Still, Imara says that "America makes many beautiful things," including movies that play on Iraqi TV almost every night. "My kids get upset if there is not an American movie," he says, making a groaning sound to mimic them.

A 'hardened' US

A war aside, these Iraqis note a "hardening" in the US since most of them were there - a proclivity for violence that many children are also exposed to on TV.

"What happened to Tom and Jerry?" asks Khadim. "Now cartoons are so dramatic, with good and evil, and kids are brought up to think the US is the savior of the world. Is it still the land of freedom? Sometimes we wonder.

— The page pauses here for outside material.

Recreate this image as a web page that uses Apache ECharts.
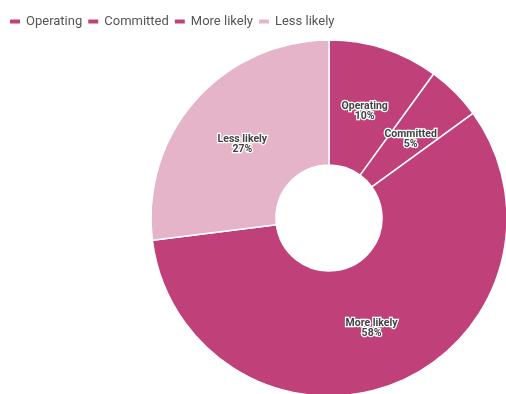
<!DOCTYPE html>
<html>
<head>
<meta charset="utf-8">
<script src="https://cdn.jsdelivr.net/npm/echarts@6/dist/echarts.min.js"></script>
<style>
  html, body { margin: 0; padding: 0; background: #fff; }
  #chart { width: 506px; height: 394px; }
</style>
</head>
<body>
<div id="chart"></div>
<script>
// Project pipeline shares by status
const categories = ['Operating', 'Committed', 'More likely', 'Less likely'];
const shares = [10, 5, 58, 27];
const colors = ['#c0407a', '#c0407a', '#c0407a', '#e6b4c9'];

const sliceData = categories.map((name, i) => ({
  name,
  value: shares[i],
  itemStyle: { color: colors[i] }
}));

const chart = echarts.init(document.getElementById('chart'));
chart.setOption({
  animation: false,
  legend: {
    left: 3,
    top: 10,
    padding: 5,
    itemWidth: 12,
    itemHeight: 6,
    itemGap: 4,
    icon: 'roundRect',
    textStyle: { fontFamily: 'Roboto', fontSize: 13, color: '#555' },
    data: categories
  },
  series: [
    {
      // the donut itself
      type: 'pie',
      center: [329, 218],
      radius: [53, 178],
      startAngle: 90,
      clockwise: true,
      itemStyle: { borderColor: '#fff', borderWidth: 1.5 },
      label: { show: false },
      labelLine: { show: false },
      data: sliceData
    },
    {
      // transparent ring that carries the slice labels a little nearer the hole
      type: 'pie',
      center: [329, 218],
      radius: [47, 178],
      startAngle: 90,
      clockwise: true,
      silent: true,
      legendHoverLink: false,
      avoidLabelOverlap: false,
      itemStyle: { color: 'rgba(0,0,0,0)', borderWidth: 0 },
      label: {
        show: true,
        position: 'inside',
        formatter: '{b}\n{d}%',
        fontFamily: 'Roboto',
        fontSize: 10.5,
        fontWeight: 'bold',
        lineHeight: 10,
        color: '#444',
        textBorderColor: '#fff',
        textBorderWidth: 2.5
      },
      labelLayout: { dy: 3 },
      labelLine: { show: false },
      data: categories.map((name, i) => ({ name, value: shares[i] }))
    }
  ]
});
</script>
</body>
</html>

"Have you seen the Dustin Hoffman film, 'Wag the dog'?" she continues. "I mean, do I look like a terrorist? If you didn't see us, you could believe it. But we are people with kids in school, who go to parties. We don't go around with bombs in our pockets, or chemical weapons."

When the laughter subsides, the gravity of impending war leads this group back to more sober thoughts. Memories focus on the first Gulf War.

Imara remembers seeing the results of five missiles that landed in Babylon. "We went to investigate, and found palm trees cut like cucumbers," she recalls. One house was destroyed, killing a family, with the refrigerator thrown one way, and a pajama-clad man fallen in the other. "I will never forget that scene - and America could do it again."

"The term 'collateral damage' to me means a neighbor lost a leg," says Abdul-Ilah Younis Mohammed, a civil engineer who studied at UC-Berkeley and Mexico State University, and spent 15 years in the US. His two children were born in Las Cruces, N.M. "For an American, 'collateral damage' means it doesn't matter, it's irrelevant."

Similar sentiments affected Kadhim during the 1998 bombing of Iraq. To her 6-year-old son, America meant "the place where all the goodies come from," since Kadhim's mother was from Texas. But just after the US bombing, he told Kadhim that all his friends at school "talked about hating Americans, and how could people be so evil?" Kadhim had to explain that the war was governments, not people. "My mother cried on the phone, when I told her," she says.